Every time I travel, I try to take a cooking class with a local chef. I never really know what to expect and this time was no different.

On my last day in Hvar, I was fortunate to spend a morning cooking with Ivan Buzolić and his daughter Maja Mačković, in the kitchen of their restaurant the Golden Shell (Zlatna Školjka).

I had no idea as I made my way to the restaurant that Ivan was the founder of the Croatian Master Chefs Association, that he had won gold medals in international competitions, that he mentored young chefs.

I also had no idea that the Mediterranean diet from the island of Hvar was protected by UNESCO as part of intangible cultural heritage.

Pretty impressive credentials!

When I arrived, I was invited into the tiny kitchen and immediately put to work pinching heads off the smallest shrimp I had ever seen. The heads went straight into the stock pot. This was my first instruction in using everything, throwing nothing away and what Ivan called “economy in the kitchen”. I peeled some of the shrimp for ceviche and the shells went right into the pot.
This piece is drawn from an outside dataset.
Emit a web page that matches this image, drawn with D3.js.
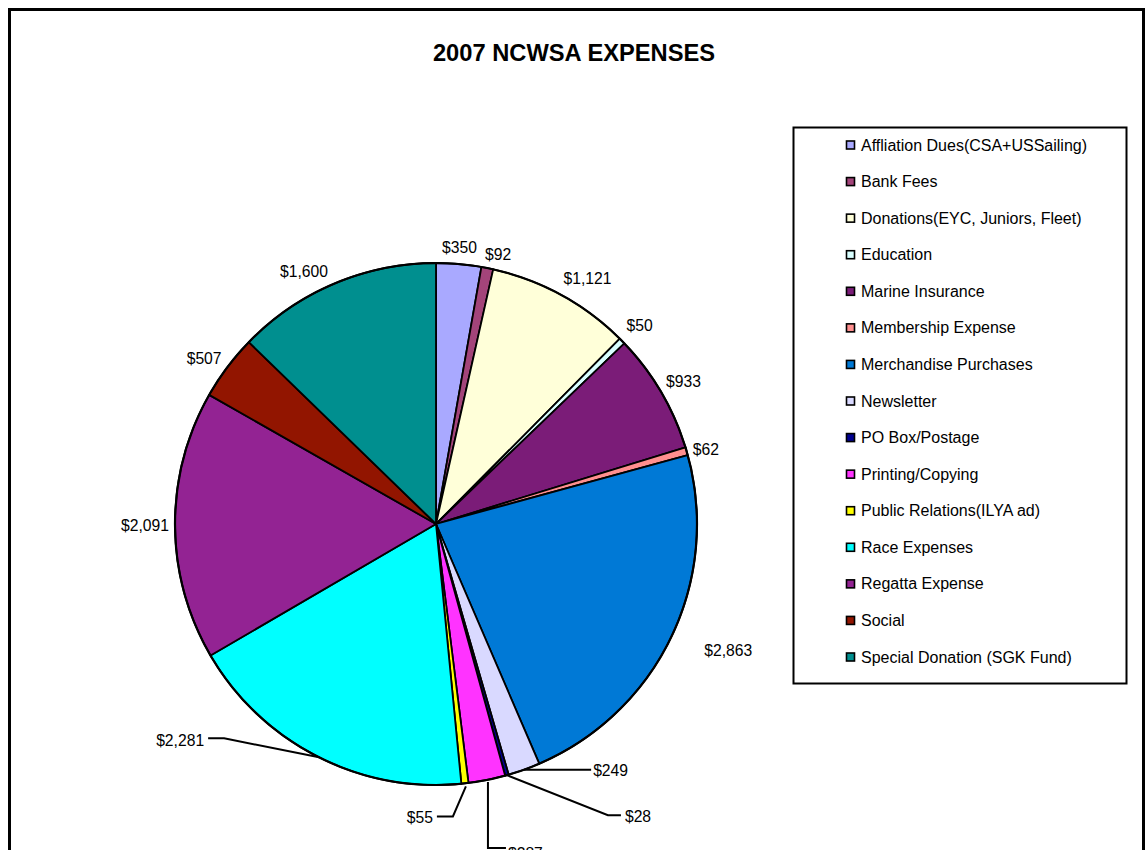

There were no written recipes, just lots of information and hands-on experience. With total ease and comfort, Ivan and his daughter moved me through lots of dishes. He talked about sea salt, olive oil and herbs being the holy trinity of Croatian cooking; that’s all you need to make a great meal.

He pulled out a jar of crushed garlic and chopped parsley mixed with olive oil that is always on hand in his kitchen. Now, it’s on hand in my kitchen too.

He educated me about fish, telling me that seafood must swim three times: once in the sea water, once in olive oil and once in wine (and the wine can be the glass you are drinking as you eat).

He showed me how to make a rustic tomato sauce, removing the tomato skins as the tomatoes cooked, and adding them to the ever growing stock pot.

As if by magic, he produced an old handheld pasta machine and proceeded to whip up a patter of fresh pasta. No fuss, no big deal — just another dish to go with lunch.

He made gregada, the famous Croatian fish soup which I will be sharing with my friends.

In a kitchen, one third the size of mine, in only a few hours in the morning, we made gregada, tomato sauce, tomato soup, homemade pasta, shrimp ceviche and crispy sauteed shrimp. We then sat down to lunch and enjoyed all the dishes.

Delicious crisp Croatian wine flowed as we savored the meal. As Ivan said, “I cook with wine and sometimes I even add it to the food.”

My only regret was that I was too full to come back to the restaurant for dinner that night. Oh well, I guess I’ll have to return to Hvar to sample more of Ivan’s superb food.